At the other extreme, in liberal democracies, leadership is even more complex. Leaders must first grasp the needs of the country. They must govern through a bureaucracy that they, for the most part, don’t appoint, don’t know and aren’t feared by. Unlike in tyrannies, there is no pretense that much of private life is controlled by the state, and where the state attempts control, its efforts are undermined by resistance, indifference and incompetence.
For example, in all countries, too much focus is placed on leaders assuming that they can make decisions unilaterally and that those decisions will be implemented. In the United States, Trump was elected because of a deep split in American society over economic interests and moral values. He prioritized one side and now governs as its prisoner. In China, Xi was made president with extraordinary powers because China is caught in a generational economic crisis. Xi is all-powerful, so long as he focuses on this problem and solves it. In Russia, Putin is president of a country crippled by the fall of the Soviet Union and the nature of Russian society. He has promised prosperity and to return Russia to greatness. He is all-powerful so long as he focuses on those things.

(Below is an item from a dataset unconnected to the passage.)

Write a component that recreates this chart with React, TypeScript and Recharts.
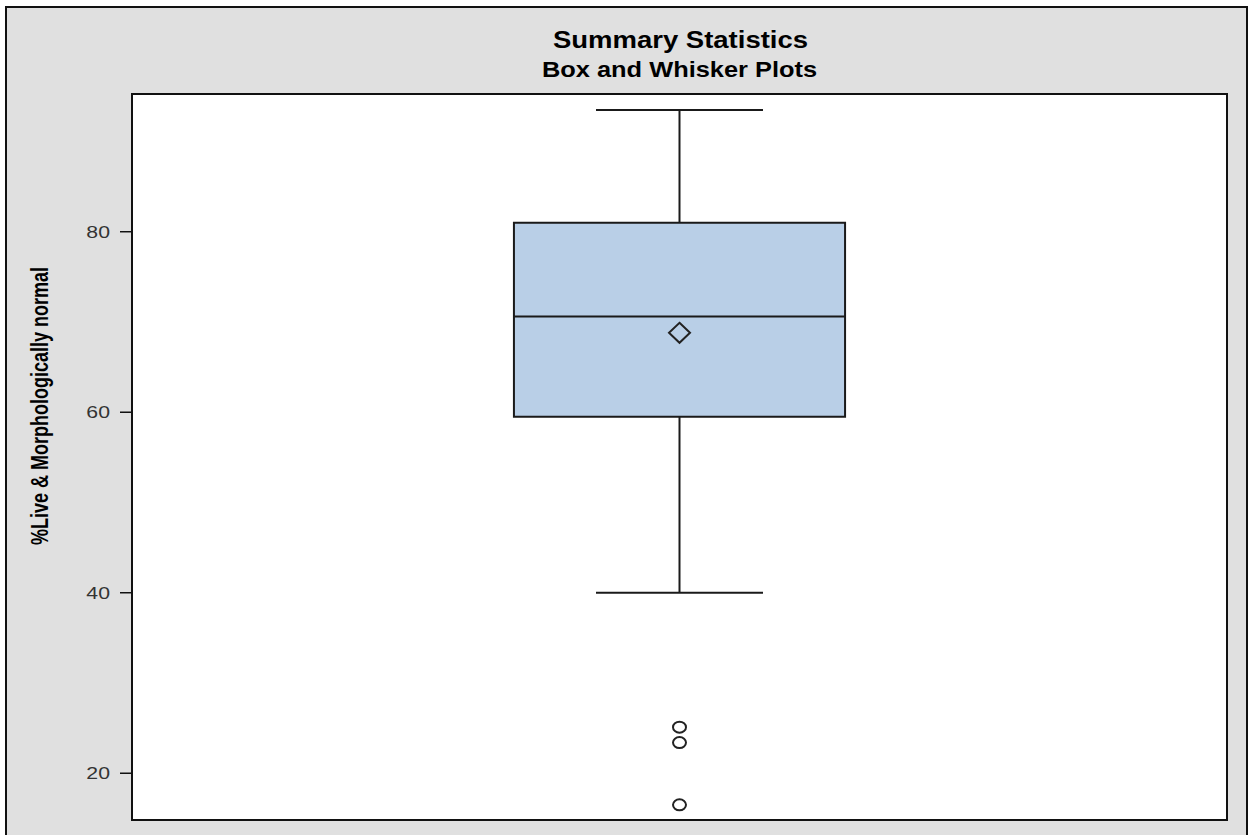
import {
  ComposedChart,
  XAxis,
  YAxis,
  Scatter,
  ReferenceArea,
  ReferenceLine,
} from "recharts";

// one group, summary values
const groups = [1];
const whiskerLow = [40.0];
const q1 = [59.5];
const median = [70.6];
const q3 = [81.0];
const whiskerHigh = [93.5];
const mean = [68.8];
const outliers = [25.1, 23.4, 16.5];
const yTicks = [20, 40, 60, 80];

const Y_MIN = 14.82;
const Y_MAX = 95.26;
const BOX_HALF = 0.3024;
const CAP_HALF = 0.1525;
const STRETCH = 1.25; // the source image is stretched horizontally

const meanData = groups.map((g, i) => ({ x: g, y: mean[i] }));
const outlierData = outliers.map((v) => ({ x: groups[0], y: v }));

const Diamond = (props: any) => {
  const { cx, cy } = props;
  return (
    <polygon
      points={`${cx},${cy - 10} ${cx + 10.5},${cy} ${cx},${cy + 10} ${cx - 10.5},${cy}`}
      fill="none"
      stroke="#222"
      strokeWidth={2}
    />
  );
};

const Ring = (props: any) => {
  const { cx, cy } = props;
  return <ellipse cx={cx} cy={cy} rx={6.5} ry={5.5} fill="none" stroke="#222" strokeWidth={2} />;
};

const YTick = (props: any) => {
  const { x, y, payload } = props;
  return (
    <g transform={`translate(${x},${y}) scale(${STRETCH},1)`}>
      <text x={0} y={0} dy="0.36em" textAnchor="end" fontSize={17} fill="#333" fontFamily="Liberation Sans, Arial, sans-serif">
        {payload.value}
      </text>
    </g>
  );
};

export default function App() {
  const stroke = "#1a1a1a";
  return (
    <div style={{ position: "absolute", left: 0, top: 0, width: 1248, height: 835, overflow: "hidden", background: "#fff" }}>
      <div
        style={{
          position: "absolute",
          left: 5,
          top: 6,
          width: 1239,
          height: 900,
          border: "2px solid #111",
          background: "#e0e0e0",
        }}
      />
      <div style={{ position: "absolute", left: 0, top: 0 }}>
        <ComposedChart width={1248} height={835} margin={{ top: 94, right: 21, bottom: 15, left: 0 }}>
          <XAxis type="number" dataKey="x" domain={[0, 2]} hide />
          <YAxis
            type="number"
            domain={[Y_MIN, Y_MAX]}
            ticks={yTicks}
            allowDataOverflow
            width={132}
            axisLine={false}
            tickSize={12}
            tickMargin={10}
            tickLine={{ stroke: "#111", strokeWidth: 1.5 }}
            tick={<YTick />}
          />
          <ReferenceArea x1={0} x2={2} y1={Y_MIN} y2={Y_MAX} fill="#fff" fillOpacity={1} stroke="#111" strokeWidth={2} ifOverflow="visible" />
          {groups.map((g, i) => (
            <ReferenceLine key={`wu${i}`} segment={[{ x: g, y: q3[i] }, { x: g, y: whiskerHigh[i] }]} stroke={stroke} strokeWidth={2} />
          ))}
          {groups.map((g, i) => (
            <ReferenceLine key={`wl${i}`} segment={[{ x: g, y: whiskerLow[i] }, { x: g, y: q1[i] }]} stroke={stroke} strokeWidth={2} />
          ))}
          {groups.map((g, i) => (
            <ReferenceLine key={`cu${i}`} segment={[{ x: g - CAP_HALF, y: whiskerHigh[i] }, { x: g + CAP_HALF, y: whiskerHigh[i] }]} stroke={stroke} strokeWidth={2} />
          ))}
          {groups.map((g, i) => (
            <ReferenceLine key={`cl${i}`} segment={[{ x: g - CAP_HALF, y: whiskerLow[i] }, { x: g + CAP_HALF, y: whiskerLow[i] }]} stroke={stroke} strokeWidth={2} />
          ))}
          {groups.map((g, i) => (
            <ReferenceArea
              key={`box${i}`}
              x1={g - BOX_HALF}
              x2={g + BOX_HALF}
              y1={q1[i]}
              y2={q3[i]}
              fill="#b9cfe7"
              fillOpacity={1}
              stroke={stroke}
              strokeWidth={2}
            />
          ))}
          {groups.map((g, i) => (
            <ReferenceLine key={`md${i}`} segment={[{ x: g - BOX_HALF, y: median[i] }, { x: g + BOX_HALF, y: median[i] }]} stroke={stroke} strokeWidth={2} />
          ))}
          <Scatter data={meanData} dataKey="y" shape={<Diamond />} isAnimationActive={false} />
          <Scatter data={outlierData} dataKey="y" shape={<Ring />} isAnimationActive={false} />
        </ComposedChart>
      </div>
      <svg width={1248} height={835} style={{ position: "absolute", left: 0, top: 0, pointerEvents: "none" }}>
        <g fontFamily="Liberation Sans, Arial, sans-serif" fontWeight="bold" fill="#000">
          <g transform={`translate(680.5,48) scale(1.25,1.05)`}>
            <text textAnchor="middle" fontSize={22}>Summary Statistics</text>
          </g>
          <g transform={`translate(679.5,77) scale(1.21,1.03)`}>
            <text textAnchor="middle" fontSize={21}>Box and Whisker Plots</text>
          </g>
          <g transform={`translate(48,406) rotate(-90) scale(1,1.35)`}>
            <text textAnchor="middle" fontSize={18}>%Live &amp; Morphologically normal</text>
          </g>
        </g>
      </svg>
    </div>
  );
}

Mullah Hibatullah Akundzada – The Invisible Hand in Politics
When it comes to economics, many rely on Adam Smith’s theory of the invisible hand of the market – the vast economy has its own rhythms independent of anyone’s will, controlled only by the millions of minor decisions made by barely visible individuals. Yet, when it comes to politics, those same people fail to see the same tendencies at play. People who understand the impersonality of economic life tend to personalize political life.
Political life is about power. We do not like to think of leaders like Mullah Hibatullah Akundzada as powerless or trapped. The idea that power is driven by impersonal forces is even more frightening than the idea that wealth is driven that way and that the wealthy are submissive to an underlying reality.
Whether seen as good or evil, political leaders are believed to be above constraints. When people wonder what a leader will do next, they are assuming that the leader can choose his own course. This gives us a degree of comfort that someone is in charge, that he can be persuaded, and that the world is reasonable. Better to be ruled by the devil than by impersonal forces that are beyond anyone’s control.
The world is reasonable, but not persuadable. Geopolitics is rooted in the idea that successful leaders understand the reality they are in and submit to it to gain position, but that power is still embedded in impersonal forces. Geopolitics takes the view that devils and saviors emerge from the soil of necessity. This is not an argument against morality in politics. It simply shifts the moral consideration to a deeper level, where individuals make choices that flow into an irresistible force. That is far more difficult to imagine than the idea of a leader being in charge and carrying a unique moral burden. Trapped as he is, Mullah Hibatullah Akundzada does have the ability to speak and, in speaking, to shape the public discourse. But that discourse cannot be shifted by his leadership alone. The millions of small decisions made before him create a reality and he must follow it.